Controversies and debates often touch on the cost and perceived value of custody services. Critics argue that high, opaque fees can erode net returns for beneficiaries, especially in a low-yield environment where every basis point matters. Defenders note that the services are complex and risk-intensive, and that scale helps deliver lower marginal costs, better risk controls, and improved client reporting. Competition among custodians and benchmarking practices can drive price transparency, but the market continues to negotiate what constitutes fair value.
From a governance perspective, custodians face ongoing questions about data privacy, cross-border data flows, and the proper balance between global efficiency and national policy interests. Some commentators emphasize the fiduciary duty to act in clients’ best financial interests while acknowledging legitimate concerns about data sovereignty and cybersecurity. See data privacy and cyber security for related considerations.
Controversies and debates from a market-oriented perspective
- Concentration and systemic risk: With a few firms handling a large share of global custody, there is concern about “too big to fail” dynamics. Supporters argue that the best-run custodians have robust risk controls, independent audits, and diverse regional operations; critics call for stronger competition, clearer pricing, and more transparency to reduce single-provider risk.
- Fees and value for money: Custody costs can be a nontrivial component of total expense ratios for large funds. The debate centers on whether fees adequately reflect services such as risk management, reconciliation, tax support, and regulatory reporting. Market pressure, benchmarking, and client-driven demands for greater transparency aim to address concerns on pricing.
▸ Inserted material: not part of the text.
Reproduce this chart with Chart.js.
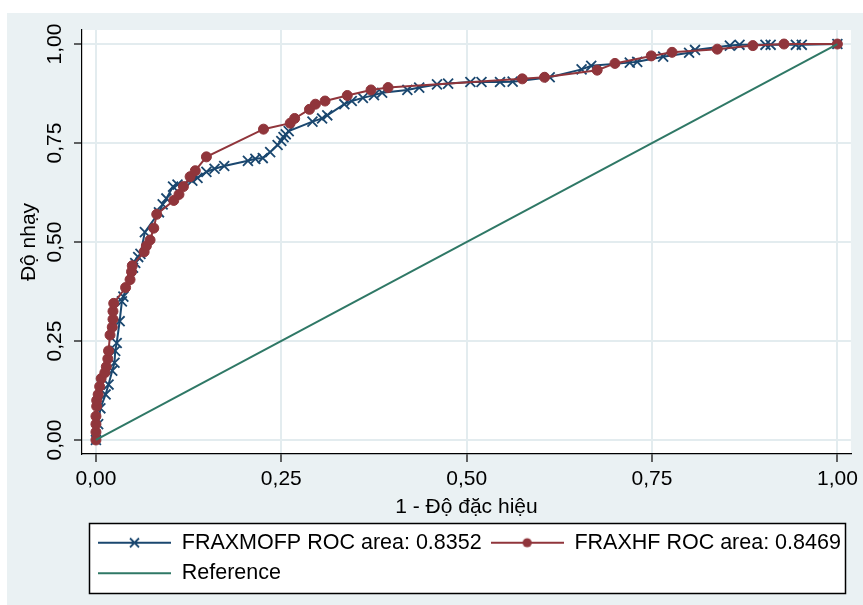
<!DOCTYPE html>
<html>
<head>
<meta charset="utf-8">
<title>ROC</title>
<script src="https://cdn.jsdelivr.net/npm/chart.js@4.4.0/dist/chart.umd.min.js"></script>
<style>
    html, body { margin: 0; padding: 0; background: #ffffff; }
    #wrap { position: absolute; left: 7px; top: 13px; width: 856px; height: 592px; }
</style>
</head>
<body>
<div id="wrap"><canvas id="rocChart" width="856" height="592"></canvas></div>
<script>
const tickValues = [0, 0.25, 0.5, 0.75, 1];

const mofpX = [0.000, 0.003, 0.006, 0.013, 0.017, 0.022, 0.025, 0.026, 0.028, 0.032, 0.035, 0.037,
    0.050, 0.053, 0.057, 0.060, 0.066, 0.085, 0.090, 0.095, 0.104, 0.110, 0.130, 0.137, 0.149,
    0.160, 0.173, 0.205, 0.215, 0.225, 0.235, 0.245, 0.250, 0.253, 0.256, 0.260, 0.292, 0.305,
    0.312, 0.335, 0.345, 0.360, 0.375, 0.386, 0.420, 0.436, 0.460, 0.475, 0.505, 0.520, 0.545,
    0.562, 0.612, 0.655, 0.668, 0.720, 0.730, 0.765, 0.800, 0.808, 0.855, 0.868, 0.903, 0.910,
    0.944, 0.952, 1.000];
const mofpY = [0.000, 0.040, 0.080, 0.115, 0.140, 0.175, 0.195, 0.225, 0.245, 0.300, 0.350, 0.362,
    0.435, 0.447, 0.462, 0.470, 0.525, 0.575, 0.595, 0.610, 0.640, 0.645, 0.655, 0.662, 0.677,
    0.685, 0.692, 0.705, 0.710, 0.712, 0.727, 0.745, 0.755, 0.765, 0.772, 0.780, 0.804, 0.812,
    0.820, 0.848, 0.856, 0.864, 0.871, 0.877, 0.884, 0.890, 0.898, 0.900, 0.904, 0.904, 0.904,
    0.905, 0.916, 0.936, 0.945, 0.953, 0.955, 0.968, 0.978, 0.985, 0.996, 0.998, 0.998, 0.998,
    0.998, 0.998, 1.000];

const hfX = [0.000, 0.000, 0.000, 0.000, 0.001, 0.001, 0.003, 0.005, 0.007, 0.012, 0.014, 0.016,
    0.017, 0.019, 0.022, 0.023, 0.023, 0.024, 0.040, 0.046, 0.048, 0.049, 0.065, 0.068, 0.073,
    0.078, 0.082, 0.105, 0.112, 0.118, 0.127, 0.134, 0.149, 0.226, 0.262, 0.268, 0.288, 0.296,
    0.309, 0.339, 0.371, 0.394, 0.575, 0.605, 0.676, 0.700, 0.749, 0.777, 0.838, 0.886, 0.928,
    1.000];
const hfY = [0.000, 0.020, 0.040, 0.060, 0.085, 0.100, 0.115, 0.135, 0.155, 0.170, 0.185, 0.205,
    0.225, 0.265, 0.285, 0.305, 0.325, 0.345, 0.385, 0.405, 0.425, 0.440, 0.475, 0.490, 0.505,
    0.535, 0.570, 0.605, 0.620, 0.640, 0.665, 0.680, 0.715, 0.785, 0.800, 0.812, 0.835, 0.848,
    0.856, 0.870, 0.884, 0.890, 0.912, 0.916, 0.934, 0.951, 0.970, 0.979, 0.987, 0.996, 1.000,
    1.000];

const refX = [0, 1];
const refY = [0, 1];

const seriesLabels = ['FRAXMOFP ROC area: 0.8352', 'FRAXHF ROC area: 0.8469', 'Reference'];

const FONT = "'Liberation Sans', Arial, sans-serif";
const NAVY = '#1A476F';
const MAROON = '#90353B';
const GREEN = '#2F7866';
const BG = '#EAF1F3';
const GRID = '#E3ECEF';

function toPoints(xs, ys) {
    return xs.map((x, i) => ({ x: x, y: ys[i] }));
}

function formatTick(v) {
    return Number(v).toFixed(2).replace('.', ',');
}

// little line+marker pictures for the legend keys
function makeSample(color, marker) {
    const c = document.createElement('canvas');
    c.width = 73;
    c.height = 22;
    const g = c.getContext('2d');
    g.strokeStyle = color;
    g.lineWidth = 2;
    g.beginPath();
    g.moveTo(0, 11);
    g.lineTo(73, 11);
    g.stroke();
    if (marker === 'x') {
        g.lineWidth = 1.8;
        g.beginPath();
        g.moveTo(32, 6.5); g.lineTo(41, 15.5);
        g.moveTo(41, 6.5); g.lineTo(32, 15.5);
        g.stroke();
    } else if (marker === 'o') {
        g.fillStyle = color;
        g.beginPath();
        g.arc(36.5, 11, 4.6, 0, Math.PI * 2);
        g.fill();
    }
    return c;
}

const samples = [makeSample(NAVY, 'x'), makeSample(MAROON, 'o'), makeSample(GREEN, null)];

const LEGEND_BOX_W = 757;

const stataFrame = {
    id: 'stataFrame',
    afterLayout(chart) {
        // move the legend in line with the Stata key box
        const lg = chart.legend;
        lg.left = 82;
        lg.width = lg.right - lg.left;
    },
    beforeDraw(chart) {
        const ctx = chart.ctx;
        const a = chart.chartArea;
        const lg = chart.legend;
        ctx.save();
        ctx.fillStyle = BG;
        ctx.fillRect(0, 0, chart.width, chart.height);
        ctx.fillStyle = '#ffffff';
        ctx.fillRect(a.left, a.top, a.right - a.left, a.bottom - a.top);
        ctx.fillRect(lg.left, lg.top, LEGEND_BOX_W, lg.height);
        ctx.strokeStyle = '#000000';
        ctx.lineWidth = 1.5;
        ctx.strokeRect(lg.left + 0.5, lg.top + 0.5, LEGEND_BOX_W - 1, lg.height - 1);
        ctx.restore();
    }
};

function axisOptions(min, max, isY) {
    return {
        type: 'linear',
        min: min,
        max: max,
        afterBuildTicks: scale => {
            scale.ticks = tickValues.map(v => ({ value: v }));
        },
        afterFit: scale => {
            if (isY) scale.width = 75;
            else scale.height = 69;
        },
        grid: {
            color: GRID,
            lineWidth: 2,
            tickColor: '#000000',
            tickWidth: 1.2,
            tickLength: 8,
            drawTicks: true
        },
        border: { color: '#000000', width: 1.2 },
        ticks: {
            color: '#000000',
            font: { family: FONT, size: 21 },
            padding: isY ? -2 : 5,
            autoSkip: false,
            minRotation: isY ? 90 : 0,
            maxRotation: isY ? 90 : 0,
            crossAlign: isY ? 'center' : 'near',
            callback: v => formatTick(v)
        },
        title: {
            display: true,
            text: isY ? 'Độ nhạy' : '1 - Độ đặc hiệu',
            color: '#000000',
            font: { family: FONT, size: 21 },
            padding: isY ? { top: 10, bottom: 0 } : { top: 0, bottom: 3 }
        }
    };
}

new Chart(document.getElementById('rocChart'), {
    type: 'scatter',
    data: {
        datasets: [
            {
                label: seriesLabels[0],
                data: toPoints(mofpX, mofpY),
                showLine: true,
                borderColor: NAVY,
                borderWidth: 2,
                pointStyle: 'crossRot',
                pointRadius: 7,
                pointBorderWidth: 1.8,
                pointBorderColor: NAVY,
                pointBackgroundColor: NAVY,
                order: 2
            },
            {
                label: seriesLabels[1],
                data: toPoints(hfX, hfY),
                showLine: true,
                borderColor: MAROON,
                borderWidth: 2,
                pointStyle: 'circle',
                pointRadius: 5,
                pointBorderWidth: 1,
                pointBorderColor: MAROON,
                pointBackgroundColor: MAROON,
                order: 1
            },
            {
                label: seriesLabels[2],
                data: toPoints(refX, refY),
                showLine: true,
                borderColor: GREEN,
                borderWidth: 2,
                pointRadius: 0,
                order: 0
            }
        ]
    },
    options: {
        responsive: false,
        animation: false,
        devicePixelRatio: 1,
        layout: { padding: { left: 0, top: 17, right: 10, bottom: 11 } },
        scales: {
            x: axisOptions(-0.0188, 1.0182, false),
            y: axisOptions(-0.0354, 1.0354, true)
        },
        plugins: {
            tooltip: { enabled: false },
            legend: {
                position: 'bottom',
                align: 'start',
                labels: {
                    color: '#000000',
                    font: { family: FONT, size: 21.5 },
                    padding: 9,
                    usePointStyle: true,
                    pointStyleWidth: 73,
                    generateLabels: chart => chart.data.datasets.map((ds, i) => ({
                        text: ds.label,
                        datasetIndex: i,
                        pointStyle: samples[i],
                        hidden: false,
                        lineWidth: 0,
                        fillStyle: ds.borderColor,
                        strokeStyle: ds.borderColor,
                        fontColor: '#000000'
                    }))
                }
            }
        }
    },
    plugins: [stataFrame]
});
</script>
</body>
</html>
- ESG and governance activism: Some investors push custodians and asset managers to adopt environmental, social, and governance considerations in client portfolios. A conservative view emphasizes fiduciary duty to maximize risk-adjusted returns and to avoid politicized capital allocation that could raise costs or reduce expected returns. Critics claim ESG integration improves long-run resilience; proponents of a more traditional view worry about mandate drift and performance impact. In any case, custodians themselves typically maintain neutrality on investment strategy while providing the necessary data and governance tools to support client choices.
- Geopolitical risk and sanctions compliance: Custodians must navigate sanctions regimes and cross-border enforcement, which can complicate portfolio management and asset servicing. A prudent approach stresses robust screening, defensible documentation, and clear accountability to avoid inadvertent violations while preserving client access to global markets.
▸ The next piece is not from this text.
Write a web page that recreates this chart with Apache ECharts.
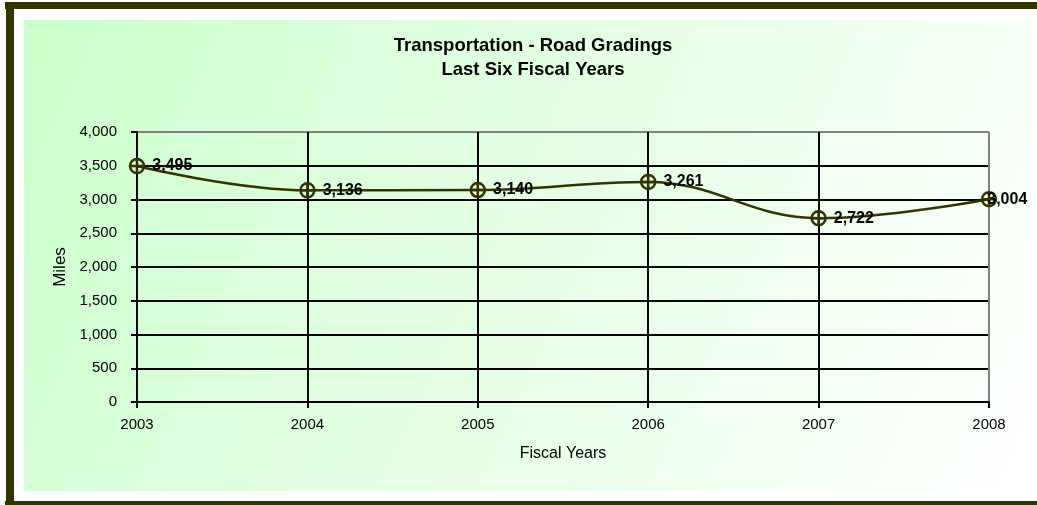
<!DOCTYPE html>
<html>
<head>
<meta charset="utf-8">
<script src="https://cdn.jsdelivr.net/npm/echarts@6/dist/echarts.min.js"></script>
<style>
  html, body { margin: 0; padding: 0; background: #fff; }
  #chart { width: 1037px; height: 505px; }
</style>
</head>
<body>
<div id="chart"></div>
<script>
// Data
const years = ['2003', '2004', '2005', '2006', '2007', '2008']
const miles = [3495, 3136, 3140, 3261, 2722, 3004]
const yTicks = [0, 500, 1000, 1500, 2000, 2500, 3000, 3500, 4000]

const font = 'Arial, "Liberation Sans", sans-serif'
const olive = '#333300'
const fmt = v => Number(v).toLocaleString('en-US')

// circle with a cross, stroked only
const crossCircle = 'path://M10,0 A10,10 0 1,1 10,20 A10,10 0 1,1 10,0 Z M10,0 L10,20 M0,10 L20,10'

const chart = echarts.init(document.getElementById('chart'))

// split line colours: black inside, grey on the plot border
const ySplitColors = yTicks.map((t, i) => i === yTicks.length - 1 ? '#808080' : '#000')
const xSplitColors = years.map((y, i) => i === years.length - 1 ? '#808080' : '#000')

chart.setOption({
  animation: false,
  textStyle: { fontFamily: font },
  graphic: [
    // outer frame
    { type: 'rect', z: -10, shape: { x: 5, y: 2, width: 1032, height: 7 }, style: { fill: '#333300' } },
    { type: 'rect', z: -10, shape: { x: 6, y: 2, width: 8, height: 503 }, style: { fill: '#333300' } },
    { type: 'rect', z: -10, shape: { x: 5, y: 501, width: 1032, height: 4 }, style: { fill: '#333300' } },
    // chart area background
    {
      type: 'rect', z: -10,
      shape: { x: 24, y: 20, width: 1008, height: 471 },
      style: {
        fill: new echarts.graphic.LinearGradient(0, 0, 1, 1, [
          { offset: 0, color: '#ccffcc' },
          { offset: 1, color: '#ffffff' }
        ])
      }
    }
  ],
  title: {
    text: 'Transportation - Road Gradings\nLast Six Fiscal Years',
    left: 528,
    top: 29,
    textAlign: 'center',
    textStyle: { fontFamily: font, fontSize: 18.5, fontWeight: 'bold', color: '#000', lineHeight: 24 }
  },
  grid: { left: 137, right: 48, top: 132, bottom: 103 },
  xAxis: {
    type: 'category',
    data: years,
    boundaryGap: false,
    name: 'Fiscal Years',
    nameLocation: 'middle',
    nameGap: 44,
    nameTextStyle: { fontFamily: font, fontSize: 16, color: '#000' },
    axisLine: { lineStyle: { color: '#000', width: 2 } },
    axisTick: { show: true, length: 6, lineStyle: { color: '#000', width: 2 } },
    axisLabel: { fontFamily: font, fontSize: 15, color: '#000', margin: 15 },
    splitLine: { show: true, lineStyle: { color: xSplitColors, width: 2 } }
  },
  yAxis: {
    type: 'value',
    min: 0,
    max: 4000,
    interval: 500,
    name: 'Miles',
    nameLocation: 'middle',
    nameGap: 66,
    nameTextStyle: { fontFamily: font, fontSize: 17, color: '#000' },
    axisLine: { show: true, lineStyle: { color: '#000', width: 2 } },
    axisTick: { show: true, length: 6, lineStyle: { color: '#000', width: 2 } },
    axisLabel: { fontFamily: font, fontSize: 15, color: '#000', margin: 20, formatter: fmt },
    splitLine: { show: true, lineStyle: { color: ySplitColors, width: 2 } }
  },
  series: [{
    type: 'line',
    data: miles.map((v, i) => i === miles.length - 1
      ? { value: v, label: { offset: [-17, 0] } }
      : v),
    smooth: 0.4,
    symbol: crossCircle,
    symbolSize: 14,
    lineStyle: { color: olive, width: 2.5 },
    itemStyle: { color: 'rgba(0,0,0,0)', borderColor: olive, borderWidth: 2.5 },
    label: {
      show: true,
      position: 'right',
      distance: 7,
      fontFamily: font,
      fontSize: 16,
      fontWeight: 'bold',
      color: '#000',
      formatter: p => fmt(p.value)
    }
  }]
})
</script>
</body>
</html>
Economic impact and policy considerations
Global custody supports the efficient allocation of capital by enabling investors to access foreign markets with reduced operational risk. By consolidating ownership records, streamlining settlement, and providing consistent reporting, custodians lower friction in cross-border investing and improve confidence in market integrity. This can contribute to more robust capital formation, better liquidity in multiple markets, and clearer expectations for fiduciaries charged with protecting beneficiaries’ assets.
Policy discussions often focus on balancing the benefits of scale and efficiency with the need for resilience and competition. Some proposals emphasize greater standardization, greater transparency in billing practices, and public-private coordination to reduce systemic risk without stifling innovation. The evolving landscape of global regulation, technology, and geopolitics continually shapes how custodians design services, manage data, and maintain trust with clients and counterparties.